Just remembering my fourth cousin George DeKay who first set me on this trek into genealogy. A trip to London, England in November 2001 was nudging me in that direction but George completed the nudge with the request in the winter of 2003 that I do a writeup on my Pincombe family. They were emigrants to Westminster Township, Middlesex County, Ontario and a history book for Westminster Township and Delaware Township was being produced (2 volumes) and George was Editor.
His method of recruiting was very like him. He told me quite directly that my cousin was willing to write up the family but he thought my grandfather owned a grocery store on Wharncliffe Road. That was actually my uncle William Edwin Pincombe and not John Routledge Pincombe my grandfather. Since it was going into a history book I decided that, in memory of my mother who had just died and was very interested in her Pincombe family, I would produce the profile for the history book.
Although my husband had been doing genealogy for more than 30 years at that time he had not done very much on England itself and so I decided to look more intently at the National Institute for Genealogical Studies and signed up for one methodology course. Two weeks into that course I signed up for the entire years of English Record Studies and then just a couple of months after that I signed up for the three years of English Record Studies and added in Canadian Records for three years.
The only items that I asked of George were one that he set up a meeting with my Pincombe cousins whom I no longer knew as we (my husband and I) had moved away from the area in the mid 1970s and trips back involved mostly visiting with our parents and siblings. George set the meeting up for the summer in 2004 and a great deal of scanning occurred of available images. We selected the images for the final article at that time. The article itself concentrated on the youngest son of the immigrant John Pincombe and his wife Elizabeth Rew - Richard in terms of pictures because his line remained in the Westminster Township area whereas my line had moved into the City of London after the death of my grandfather. My second item was that he arrange to borrow from my second half cousin the photograph albums owned by his mother my half-great aunt (half sister to my grandfather). George duly managed that as well working with our mutual cousin who had originally volunteered to do the Pincombe profile. The scanning of those three photograph albums took my husband and I most of one day but I discovered unknown pictures of my grandparents and mother that have been a treat to the family.

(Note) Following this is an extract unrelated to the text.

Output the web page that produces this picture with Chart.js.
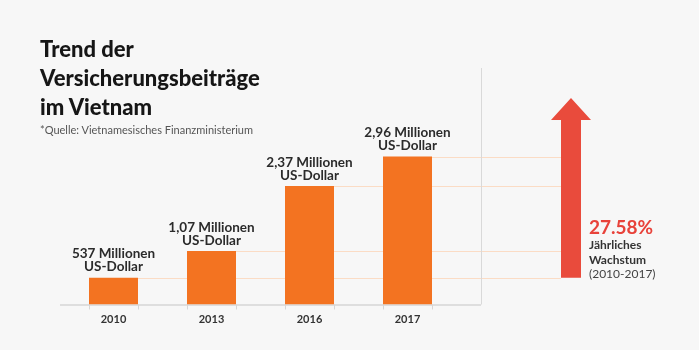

The profile was due in the summer of 2005 and I duly presented my effort to George which he accepted without revision. I had already passed it by all the cousins to see if they were in agreement with the written copy (and also all my siblings). It was published in the Fall of 2005 and probably still available for purchase unless all the copies have been sold.

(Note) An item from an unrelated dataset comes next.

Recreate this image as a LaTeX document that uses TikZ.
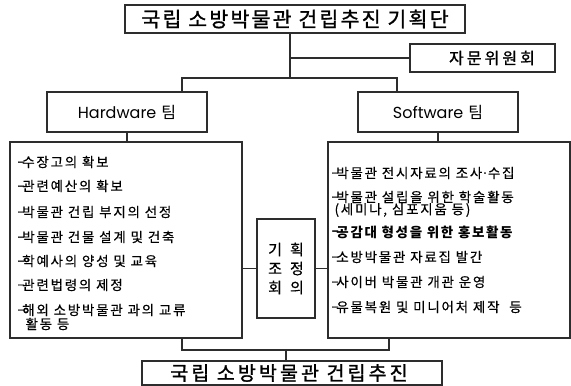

George set me on a path that day. As I worked through my lessons I used my own family research to delve back into my family history. I really thought I knew my family history fairly well as my paternal grandfather liked to chat about his family (and he lived with us) and my maternal grandmother was closeby and I spent hours and hours with her going over items that she shared with me of her trip back to England in 1939. Now fifteen years later I continue to work away on my family tree as well as my one-name studies (my parents' surnames - Blake and Pincombe). Thank you George, not how I thought I would spend retirement that is for sure. My retirement was much more personal and involved watching many many movies, knitting and sewing. All of that has gone by the wayside as I avidly pursue genealogy and in particular genetic genealogy is of special interest to me.